A horsehair bed is a type of mattress filled with horsehair, typically sourced from the mane or tail of horses. Horsehair is valued for its resilience, breathability, and moisture-wicking properties, which make it an ideal natural filling material for bedding. It has been used in luxury mattresses since at least the 18th century, particularly in Europe.

Horsehair mattresses are noted for their temperature regulation and long-lasting support. The hollow structure of horsehair fibers allows for constant air circulation, keeping the bed dry and cool throughout the night. Although their use declined in the 20th century with the rise of synthetic materials, horsehair beds are still produced today by premium manufacturers and marketed as eco-friendly, durable alternatives to foam or spring mattresses.

The production of these beds tends to be quite difficult and expensive, as they are made entirely by hand. It takes approximately 350 hours to produce a mattress. Today, there are only a few companies and places in the world that produce them.

== History ==
The use of horsehair in bedding and upholstery dates back several centuries. In Europe, it became a preferred material for high-end mattresses during the 1700s and 1800s, often found in aristocratic homes and luxury furniture. As industrial methods evolved, horsehair was more widely available and used in both residential and commercial furnishings.

== Properties and Benefits ==
Horsehair is naturally hollow and highly elastic. These properties give it exceptional ventilation and the ability to recover its shape over time, making it both breathable and durable. Unlike many synthetic materials, horsehair resists mold, dust mites, and retains its structure for decades with minimal sagging.

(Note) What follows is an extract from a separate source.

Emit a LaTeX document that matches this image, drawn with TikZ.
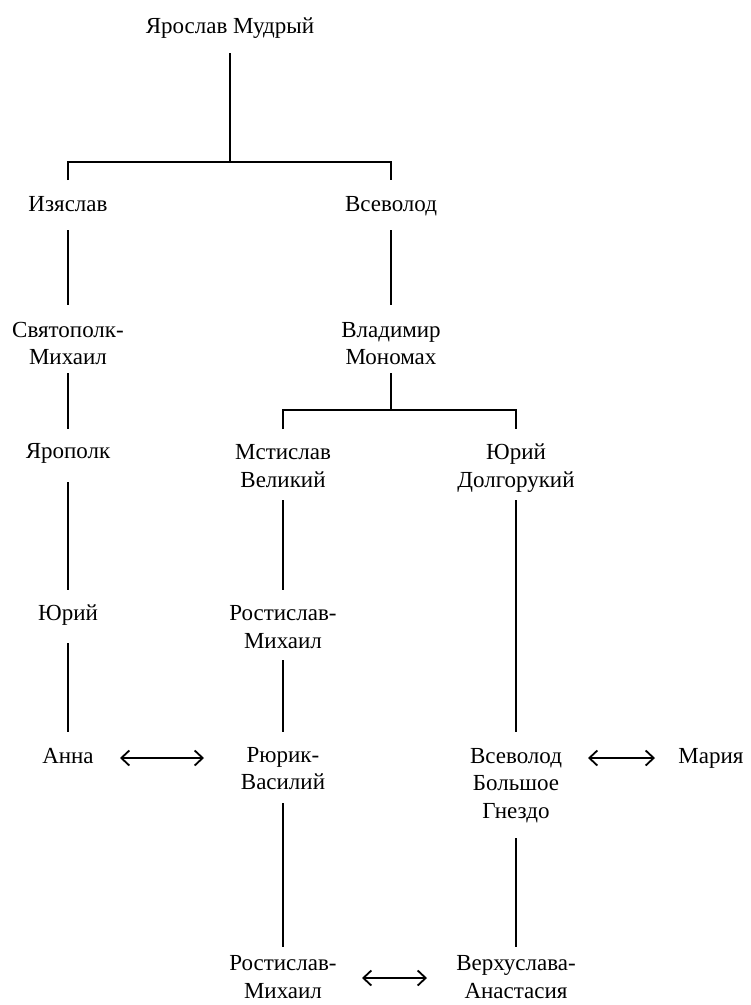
\documentclass[tikz,border=0pt]{standalone}
\usepackage{fontspec}
\setmainfont{Liberation Serif}
\usetikzlibrary{calc,arrows.meta}
\newcommand\lnstrut{\rule[-5.25pt]{0pt}{27.5pt}}
\tikzset{
  person/.style={inner sep=0pt, align=center, font=\fontsize{23}{27.5}\selectfont},
  ln/.style={line width=1.5pt},
  marr/.style={line width=1.8pt, {Straight Barb[length=8pt,width=15pt]}-{Straight Barb[length=8pt,width=15pt]}}
}
\begin{document}
\begin{tikzpicture}[x=1pt,y=-1pt]
\useasboundingbox[fill=white] (0,0) rectangle (751,1005);
% nodes
\node[person] (jar)  at (230,25)    {\lnstrut Ярослав Мудрый};
\node[person] (izj)  at (68,203)    {\lnstrut Изяслав};
\node[person] (vse)  at (391,203)   {\lnstrut Всеволод};
\node[person] (svj)  at (68,342.5)  {\lnstrut Святополк-\\\lnstrut Михаил};
\node[person] (vla)  at (391,342.5) {\lnstrut Владимир\\\lnstrut Мономах};
\node[person] (jarp) at (68,450)    {\lnstrut Ярополк};
\node[person] (mst)  at (283,465)   {\lnstrut Мстислав\\\lnstrut Великий};
\node[person] (jur)  at (516,465)   {\lnstrut Юрий\\\lnstrut Долгорукий};
\node[person] (jur2) at (68,612)    {\lnstrut Юрий};
\node[person] (ros)  at (283,626)   {\lnstrut Ростислав-\\\lnstrut Михаил};
\node[person] (anna) at (68,755)    {\lnstrut Анна};
\node[person] (rur)  at (283,767.5) {\lnstrut Рюрик-\\\lnstrut Василий};
\node[person] (vsb)  at (516,782)   {\lnstrut Всеволод\\\lnstrut Большое\\\lnstrut Гнездо};
\node[person] (mar)  at (711,755)   {\lnstrut Мария};
\node[person] (ros2) at (283,976)   {\lnstrut Ростислав-\\\lnstrut Михаил};
\node[person] (ver)  at (516,976)   {\lnstrut Верхуслава-\\\lnstrut Анастасия};
% branch points
\coordinate (b1) at (jar |- 0,162);
\coordinate (b2) at (vla |- 0,410);
% tree lines
\draw[ln] ($(jar)+(0,28)$) -- (b1);
\draw[ln] ($(izj)+(0,-23)$) |- (b1) -| ($(vse)+(0,-23)$);
\draw[ln] ($(izj)+(0,27)$) -- ($(svj)+(0,-37.5)$);
\draw[ln] ($(vse)+(0,27)$) -- ($(vla)+(0,-37.5)$);
\draw[ln] ($(svj)+(0,30.5)$) -- ($(jarp)+(0,-21)$);
\draw[ln] ($(vla)+(0,30.5)$) -- (b2);
\draw[ln] ($(mst)+(0,-36)$) |- (b2) -| ($(jur)+(0,-36)$);
\draw[ln] ($(jarp)+(0,32)$) -- ($(jur2)+(0,-22)$);
\draw[ln] ($(mst)+(0,35)$) -- ($(ros)+(0,-36)$);
\draw[ln] ($(jur2)+(0,31)$) -- ($(anna)+(0,-23)$);
\draw[ln] ($(ros)+(0,34)$) -- ($(rur)+(0,-35.5)$);
\draw[ln] ($(jur)+(0,35)$) -- ($(vsb)+(0,-50)$);
\draw[ln] ($(rur)+(0,35.5)$) -- ($(ros2)+(0,-29)$);
\draw[ln] ($(vsb)+(0,56)$) -- ($(ver)+(0,-29)$);
% marriage arrows
\draw[marr] ($(anna)+(52,3)$) -- ($(anna -| rur)+(-79,3)$);
\draw[marr] ($(mar -| vsb)+(72,3)$) -- ($(mar)+(-56,3)$);
\draw[marr] ($(ros2)+(79,2)$) -- ($(ver)+(-89,2)$);
\end{tikzpicture}
\end{document}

Additionally, horsehair can absorb and release moisture efficiently, helping to regulate humidity in the sleeping environment.

== Manufacture ==
To prepare horsehair for use in bedding, the raw fibers are washed, combed, and often curled or twisted to increase their springiness. The processed hair is then layered or blended with other natural materials such as wool, cotton, or natural latex. Some manufacturers continue to use traditional hand-stuffing techniques.

== Modern use ==
Today, horsehair beds are considered niche or luxury items. High-end manufacturers such as Hästens (Sweden) and Vispring (UK) continue to produce handcrafted horsehair mattresses, sometimes using thousands of hand-tufts and taking several days to complete a single bed. These beds are popular in luxury hotels and among consumers seeking sustainable, natural sleep solutions.